Empowering communities to reduce exposure to toxic metals. Since 2016, the UNC SRP Research Translation Core (RTC) has partnered with community leaders in Stokes and Wayne Counties, NC to reduce exposures to toxic metals in private well water. In addition to the RTC and community partners, the team included the Elucidating Mechanisms of Heavy Metal-Induced Toxicity and Disease led by Rebecca Fry, Ph.D., the Chemistry and Analytical Core, and Duke University’s Environmental Stable Isotope Laboratory led by Avner Vengosh, Ph.D. At the outset, the RTC surveyed over 130 private well owners to understand how residents used well water and inform development of a sampling plan. Then scientists and RTC staff sampled 60 residents' soil, tap and well water. Samples were analyzed by the SRP Chemistry and Analytical Core (kitchen tap water), Vengosh's lab (well water), and the EPA's National Exposure Research Laboratory (soil).

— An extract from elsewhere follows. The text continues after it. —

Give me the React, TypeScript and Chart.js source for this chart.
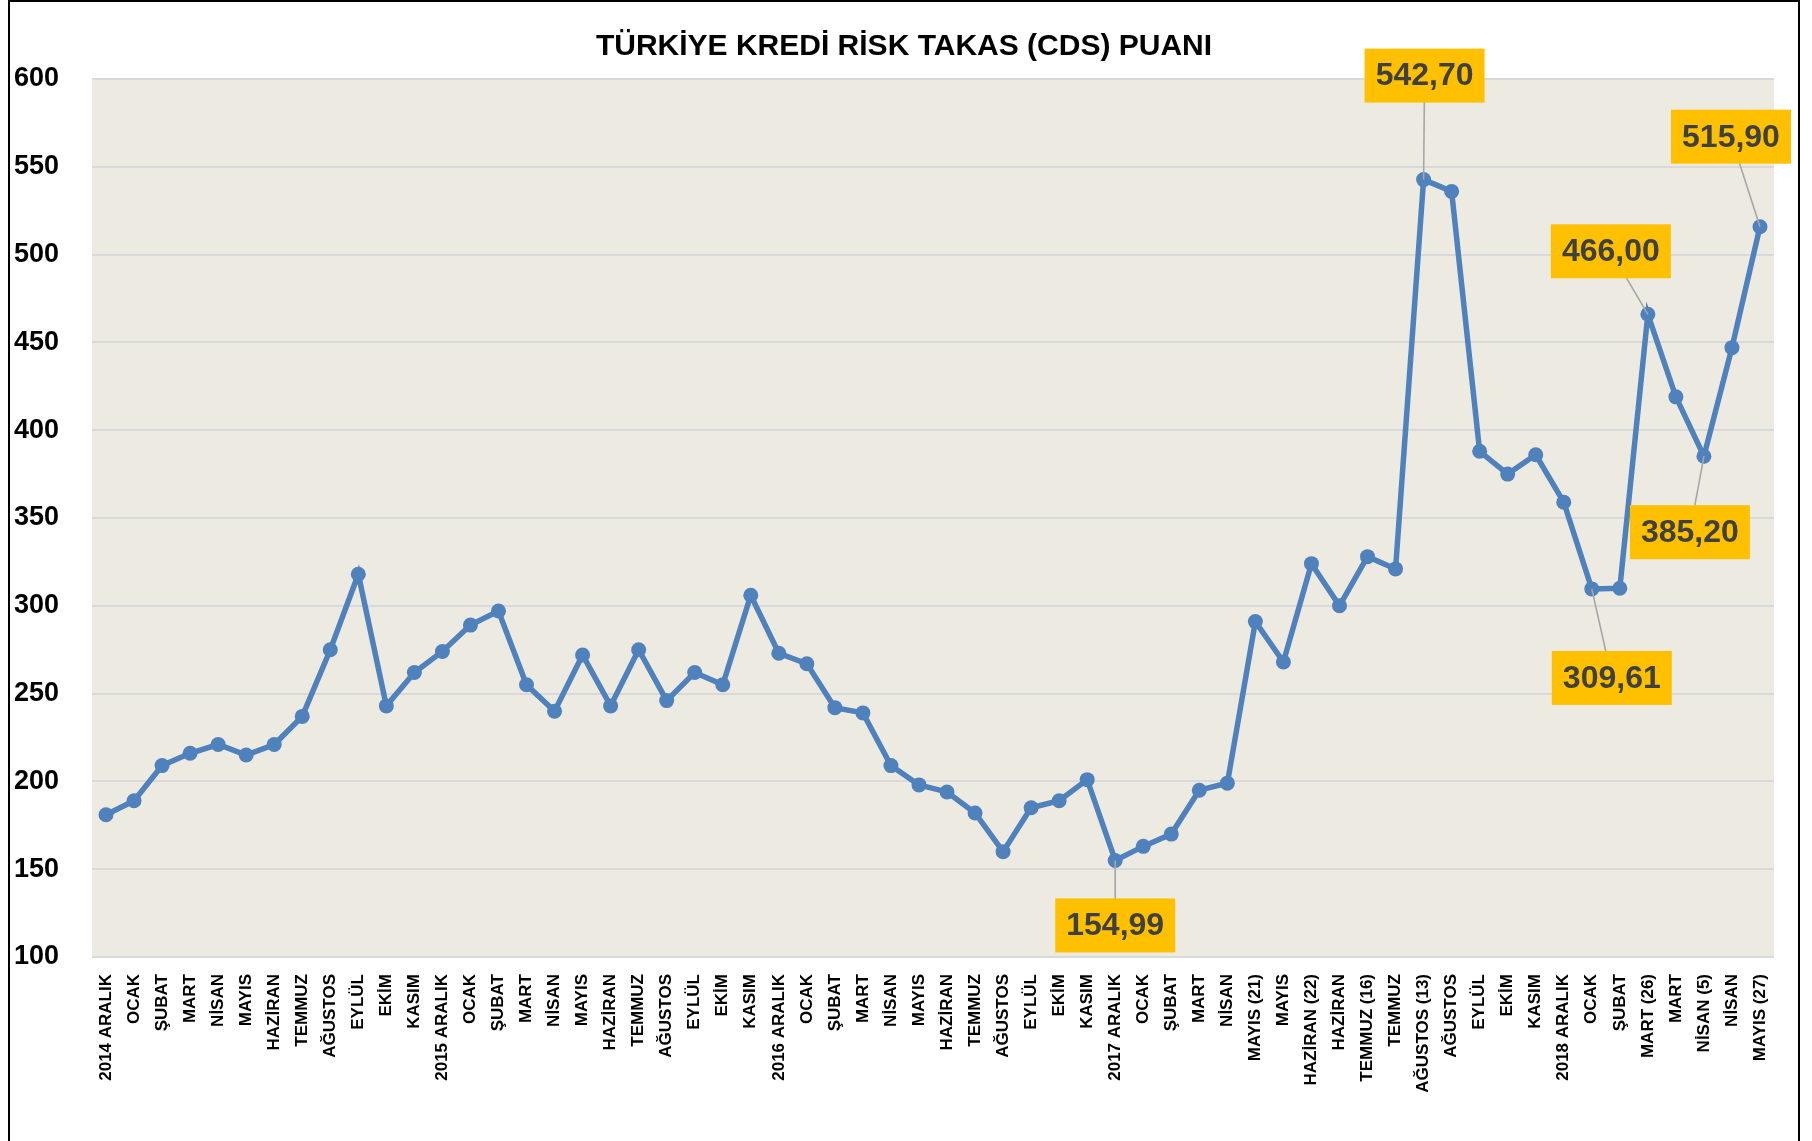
import React, { useEffect, useRef } from "react";
import { Chart, registerables } from "chart.js";

Chart.register(...registerables);

const categories: string[] = [
  "2014 ARALIK", "OCAK", "ŞUBAT", "MART", "NİSAN", "MAYIS", "HAZİRAN", "TEMMUZ", "AĞUSTOS", "EYLÜL", "EKİM", "KASIM",
  "2015 ARALIK", "OCAK", "ŞUBAT", "MART", "NİSAN", "MAYIS", "HAZİRAN", "TEMMUZ", "AĞUSTOS", "EYLÜL", "EKİM", "KASIM",
  "2016 ARALIK", "OCAK", "ŞUBAT", "MART", "NİSAN", "MAYIS", "HAZİRAN", "TEMMUZ", "AĞUSTOS", "EYLÜL", "EKİM", "KASIM",
  "2017 ARALIK", "OCAK", "ŞUBAT", "MART", "NİSAN", "MAYIS (21)", "MAYIS", "HAZİRAN (22)", "HAZİRAN", "TEMMUZ (16)", "TEMMUZ",
  "AĞUSTOS (13)", "AĞUSTOS", "EYLÜL", "EKİM", "KASIM",
  "2018 ARALIK", "OCAK", "ŞUBAT", "MART (26)", "MART", "NİSAN (5)", "NİSAN", "MAYIS (27)",
];

const cdsValues: number[] = [
  181, 189, 209, 216, 221, 215, 221, 237, 275, 318, 243, 262,
  274, 289, 297, 255, 240, 272, 243, 275, 246, 262, 255, 306,
  273, 267, 242, 239, 209, 198, 194, 182, 160, 185, 189, 201,
  154.99, 163, 170, 195, 199, 291, 268, 324, 300, 328, 321,
  542.7, 536, 388, 375, 386,
  359, 309.61, 310, 466.0, 419, 385.2, 447, 515.9,
];

const yTicks = { min: 100, max: 600, step: 50 };

const chartTitle = "TÜRKİYE KREDİ RİSK TAKAS (CDS) PUANI";

// annotated point indices and their label offsets (px) from the point
const calloutIndex: number[] = [36, 47, 53, 55, 57, 59];
const calloutDx: number[] = [0, 1, 20, -37, -14, -29];
const calloutDy: number[] = [65, -104, 89, -63, 76, -90];

const FONT = "'Liberation Sans', Arial, sans-serif";

export default function App() {
  const ref = useRef<HTMLCanvasElement | null>(null);

  useEffect(() => {
    if (!ref.current) return;

    const bgPlugin = {
      id: "bgPlugin",
      beforeDraw(chart: any) {
        const { ctx, chartArea } = chart;
        ctx.save();
        ctx.fillStyle = "#EDEBE1";
        ctx.fillRect(chartArea.left, chartArea.top, chartArea.right - chartArea.left, chartArea.bottom - chartArea.top);
        ctx.restore();
      },
      afterDraw(chart: any) {
        const { ctx } = chart;
        ctx.save();
        ctx.fillStyle = "#000";
        ctx.font = `bold 30px ${FONT}`;
        ctx.textAlign = "center";
        ctx.textBaseline = "middle";
        ctx.fillText(chartTitle, 894, 45);
        ctx.restore();
      },
    };

    const calloutPlugin = {
      id: "calloutPlugin",
      afterDatasetsDraw(chart: any) {
        const { ctx } = chart;
        const meta = chart.getDatasetMeta(0);
        const w = 120;
        const h = 54;
        ctx.save();
        calloutIndex.forEach((idx, i) => {
          const pt = meta.data[idx];
          const cx = pt.x + calloutDx[i];
          const cy = pt.y + calloutDy[i];
          ctx.strokeStyle = "#A6A6A6";
          ctx.lineWidth = 1.6;
          ctx.beginPath();
          ctx.moveTo(pt.x, pt.y);
          ctx.lineTo(cx, cy);
          ctx.stroke();
          ctx.fillStyle = "#FFC000";
          ctx.fillRect(cx - w / 2, cy - h / 2, w, h);
          ctx.fillStyle = "#404040";
          ctx.font = `bold 32px ${FONT}`;
          ctx.textAlign = "center";
          ctx.textBaseline = "middle";
          ctx.fillText(cdsValues[idx].toFixed(2).replace(".", ","), cx, cy + 1);
        });
        ctx.restore();
      },
    };

    const chart = new Chart(ref.current, {
      type: "line",
      data: {
        labels: categories,
        datasets: [
          {
            data: cdsValues,
            borderColor: "#4F81BD",
            backgroundColor: "#4F81BD",
            borderWidth: 5.5,
            pointRadius: 7.5,
            pointBackgroundColor: "#4F81BD",
            pointBorderWidth: 0,
            tension: 0,
          },
        ],
      },
      options: {
        animation: false,
        responsive: false,
        maintainAspectRatio: false,
        layout: { padding: { left: 4, right: 24, top: 77, bottom: 0 } },
        plugins: {
          legend: { display: false },
          tooltip: { enabled: false },
          title: { display: false },
        },
        scales: {
          x: {
            offset: true,
            grid: { display: false, drawTicks: false },
            border: { display: false },
            ticks: {
              autoSkip: false,
              maxRotation: 90,
              minRotation: 90,
              padding: 17,
              color: "#000",
              font: { family: FONT, size: 17, weight: "bold" },
            },
            afterFit(scale: any) {
              scale.height = 184;
            },
          },
          y: {
            min: yTicks.min,
            max: yTicks.max,
            grid: { color: "#D9D9D9", lineWidth: 2, drawTicks: false },
            border: { display: false },
            ticks: {
              stepSize: yTicks.step,
              crossAlign: "far",
              color: "#000",
              font: { family: FONT, size: 27, weight: "bold" },
            },
            afterFit(scale: any) {
              scale.width = 78;
            },
          },
        },
      },
      plugins: [bgPlugin, calloutPlugin],
    } as any);

    return () => chart.destroy();
  }, []);

  return (
    <div
      style={{
        position: "absolute",
        left: 8,
        top: 0,
        width: 1792,
        height: 1170,
        border: "2px solid #000",
        boxSizing: "border-box",
        background: "#fff",
      }}
    >
      <canvas ref={ref} width={1788} height={1139} style={{ display: "block", width: 1788, height: 1139 }} />
    </div>
  );
}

The RTC shared individual results with residents using a report-back protocol that included: (a) easy-to-read graphics comparing results to relevant federal/state guidelines, and (b) information about potential health risks of exposure to contaminants exceeding guidelines. Fry presented aggregated results at community meetings, placing individual results in a larger context. Next, the team focused on reducing harmful exposures using evidence-based, affordable solutions, such as pitcher filters capable of removing arsenic and other metals from water. Residents whose samples had high levels of arsenic or lead received filters. Analysis of samples at UNC revealed that the pitchers effectively removed arsenic, lead, and other contaminants to levels well below the relevant EPA Maximum Contaminant Levels.

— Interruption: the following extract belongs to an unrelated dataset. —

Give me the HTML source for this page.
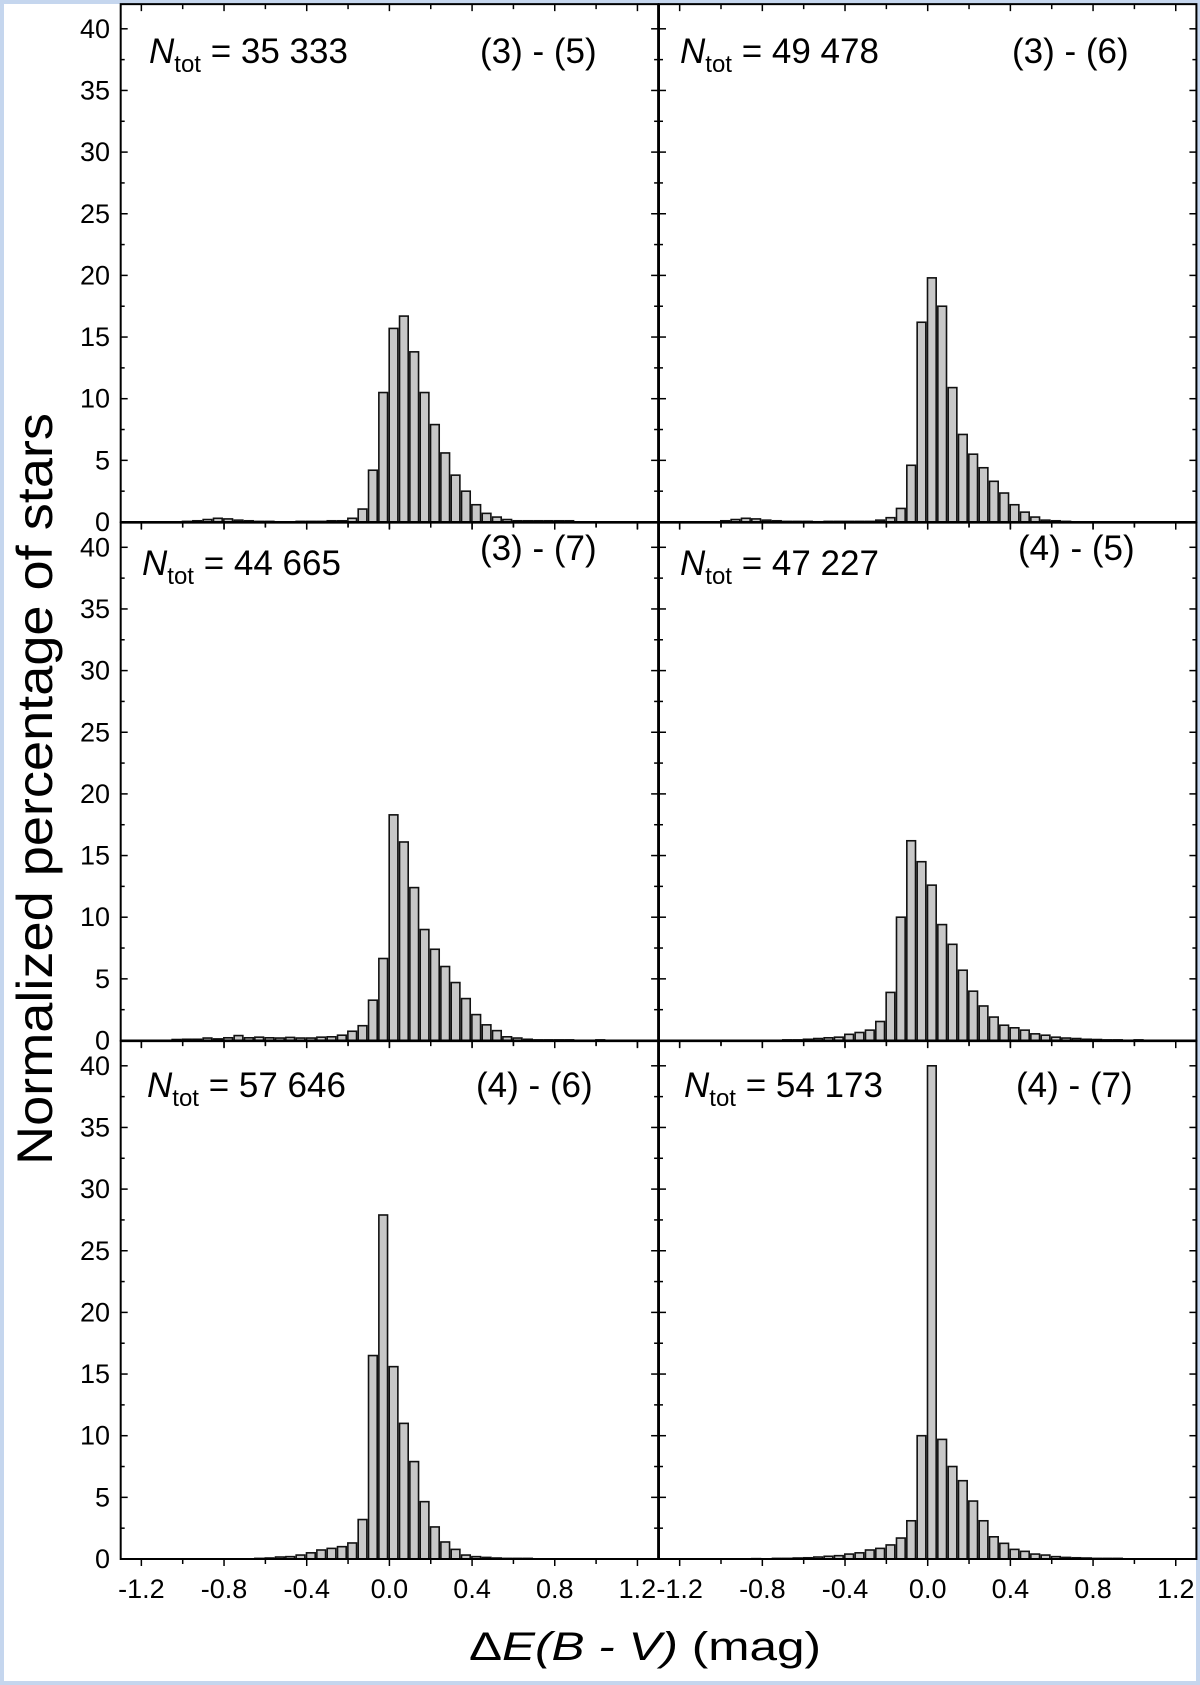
<!DOCTYPE html>
<html><head><meta charset="utf-8"><style>
html,body{margin:0;padding:0;background:#fff}
svg{display:block;font-family:"Liberation Sans",Arial,sans-serif}
</style></head><body>
<svg id="fig" width="1200" height="1685" viewBox="0 0 1200 1685" xmlns="http://www.w3.org/2000/svg">
<rect x="2" y="2" width="1196" height="1681" fill="#fff" stroke="#c5d6ee" stroke-width="4"/>
<g id="plots"></g>
<text transform="translate(52,789) rotate(-90)" text-anchor="middle" font-size="50" textLength="752" lengthAdjust="spacingAndGlyphs">Normalized percentage of stars</text>
<text x="469" y="1660" font-size="40" textLength="352" lengthAdjust="spacingAndGlyphs">Δ<tspan font-style="italic">E(B - V)</tspan>  (mag)</text>
</svg>
<script>
const binCenters0 = -1.03; // first bin center
const binStep = 0.05;
const valsA = [0,0.05,0.1,0.2,0.3,0.25,0.15,0.1,0.05,0.05,0,0,0.05,0.05,0.05,0.1,0.1,0.3,1.05,4.2,10.5,15.7,16.7,13.8,10.5,7.9,5.6,3.8,2.5,1.4,0.7,0.4,0.2,0.1,0.1,0.1,0.1,0.1,0.1,0,0,0,0,0,0];
const valsB = [0,0.1,0.2,0.3,0.25,0.15,0.1,0.05,0.05,0.05,0.02,0.05,0.05,0.05,0.05,0.05,0.15,0.35,1.1,4.6,16.2,19.8,17.5,10.9,7.1,5.5,4.4,3.3,2.35,1.4,0.8,0.4,0.15,0.1,0.05,0,0,0,0,0,0,0,0,0,0];
const valsC = [0.08,0.1,0.1,0.2,0.13,0.22,0.4,0.22,0.27,0.22,0.2,0.25,0.2,0.2,0.27,0.3,0.43,0.75,1.2,3.27,6.65,18.3,16.1,12.4,9.0,7.4,6.0,4.7,3.4,2.1,1.27,0.8,0.3,0.2,0.1,0.05,0.05,0.05,0.05,0,0,0.05,0,0,0];
const valsD = [0,0,0,0,0,0,0,0.05,0.05,0.1,0.16,0.22,0.27,0.5,0.65,0.84,1.54,3.9,10.0,16.2,14.5,12.6,9.4,7.8,5.7,4.0,2.8,1.9,1.24,1.03,0.84,0.54,0.43,0.27,0.2,0.16,0.1,0.08,0.05,0.05,0,0.05,0,0,0];
const valsE = [0,0,0,0,0,0,0,0,0.05,0.08,0.16,0.19,0.32,0.5,0.73,0.86,1.0,1.3,3.2,16.5,27.9,15.6,11.0,7.9,4.65,2.6,1.38,0.78,0.32,0.19,0.13,0.08,0.05,0.05,0.05,0,0,0,0,0,0,0,0,0,0];
const valsF = [0,0,0,0,0.03,0,0.05,0.05,0.08,0.1,0.16,0.22,0.27,0.4,0.5,0.73,0.86,1.14,1.7,3.1,10.0,40.0,9.7,7.5,6.35,4.7,3.1,1.8,1.27,0.78,0.62,0.4,0.32,0.19,0.13,0.1,0.08,0.05,0.05,0.05,0,0,0,0,0];
const totals = ["35 333","49 478","44 665","47 227","57 646","54 173"];
const pairLabels = ["(3) - (5)","(3) - (6)","(3) - (7)","(4) - (5)","(4) - (6)","(4) - (7)"];
const yTicks = [0,5,10,15,20,25,30,35,40];
const xTickLabels = ["-1.2","-0.8","-0.4","0.0","0.4","0.8","1.2"];
const xTickVals = [-1.2,-0.8,-0.4,0,0.4,0.8,1.2];
const allVals = [valsA,valsB,valsC,valsD,valsE,valsF];

const NS = "http://www.w3.org/2000/svg";
const root = document.getElementById('plots');
function mk(tag, attrs, parent){const e=document.createElementNS(NS,tag);for(const k in attrs)e.setAttribute(k,attrs[k]);(parent||root).appendChild(e);return e;}
const PXU = 206.7, PYU = 12.33, YMAX = 42;
const colX0 = [389.4, 927.7];
const rowZero = [522, 1040.5, 1559];
const ntotPos = [[149,63,480,63],[680,63,1012,63],[142,575,480,560],[680,575,1018,560],[147,1097,476,1097],[684,1097,1016,1097]];

for(let p=0;p<6;p++){
  const r=Math.floor(p/2), c=p%2;
  const x0=colX0[c], y0=rowZero[r];
  const sx=v=>x0+v*PXU, sy=v=>y0-v*PYU;
  const g=mk('g',{});
  
  
  const vals=allVals[p];
  for(let i=0;i<vals.length;i++){
    if(vals[i]<=0) continue;
    const cx=binCenters0+i*binStep;
    const b=mk('rect',{x:sx(cx-0.021),y:sy(vals[i]),width:0.042*PXU,height:vals[i]*PYU,fill:'#c8c8c8',stroke:'#111','stroke-width':1.6},g);
    
    
  }
  const L=sx(-1.3), R=sx(1.3), T=sy(YMAX);
  for(let v=0;v<=40;v+=2.5){
    const len=(v%5===0)?7:4;
    mk('line',{x1:L,x2:L+len,y1:sy(v),y2:sy(v),stroke:'#000','stroke-width':1.5},g);
    mk('line',{x1:R,x2:R-len,y1:sy(v),y2:sy(v),stroke:'#000','stroke-width':1.5},g);
  }
  for(let k=-6;k<=6;k++){
    const v=k*0.2, len=(k%2===0)?7:5;
    mk('line',{x1:sx(v),x2:sx(v),y1:y0,y2:y0+len,stroke:'#000','stroke-width':1.5},g);
    mk('line',{x1:sx(v),x2:sx(v),y1:T,y2:T+len,stroke:'#000','stroke-width':1.5},g);
  }
  const fr=mk('rect',{x:L,y:T,width:R-L,height:y0-T,fill:'none',stroke:'#000','stroke-width':2},g);
  
  
  if(c===0){
    for(const v of yTicks){
      const t=mk('text',{x:110,y:sy(v)+9,'text-anchor':'end','font-size':27},g);
      t.textContent=v;
      
      
    }
  }
  if(r===2){
    for(let j=0;j<xTickVals.length;j++){
      const t=mk('text',{x:sx(xTickVals[j]),y:1598,'text-anchor':'middle','font-size':27},g);
      t.textContent=xTickLabels[j];
      
      
    }
  }
  const pos=ntotPos[p];
  const nt=mk('text',{x:pos[0],y:pos[1],'font-size':35},g);
  
  
  nt.innerHTML='<tspan font-style="italic">N</tspan><tspan font-size="24" dy="9">tot</tspan><tspan dy="-9"> = '+totals[p]+'</tspan>';
  const pl=mk('text',{x:pos[2],y:pos[3],'font-size':35},g);
  pl.textContent=pairLabels[p];
  
  
}
</script>
</body></html>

Improving communication of fish consumption advisories with vulnerable populations. In June 2017, the UNC SRP Research Translation Core (RTC), in collaboration with the Center for Human Health and the Environment at NC State University, convened 15 stakeholders involved with fish consumption advisories (FCAs) in North Carolina to discuss opportunities to improve FCA messaging and communication, particularly for vulnerable populations such as subsistence fishermen. Participants included representatives from NC Cooperative Extension, NC Department of Environmental Quality, NC Department of Health and Human Services Division of Public Health, NC Wildlife Resources Commission, several environmental nonprofits, and a fishing association. Following the meeting, RTC Leader Kathleen Gray met individually with 24 stakeholders across the state to learn how FCAs are currently communicated to the public, understand challenges to effective communication, and identify opportunities for creative approaches and partnerships that could improve FCA communication. As a result, the RTC also gained insight into science teaching practices and beliefs of informal science educators, which may have implications beyond North Carolina for individuals and organizations that educate the public about FCAs as well as for understanding approaches to fostering environmental health literacy. The UNC SRP research team is developing a case study highlighting the efforts of several stakeholders who appeared to be successfully enhancing environmental health literacy among fishing populations in their communities. In the coming year, the researchers expect to reconvene the group and develop recommendations for improved FCA communication and coordination among stakeholder agencies. They also anticipate working with select partners to pilot test an expansion of successful strategies identified during the stakeholder interviews.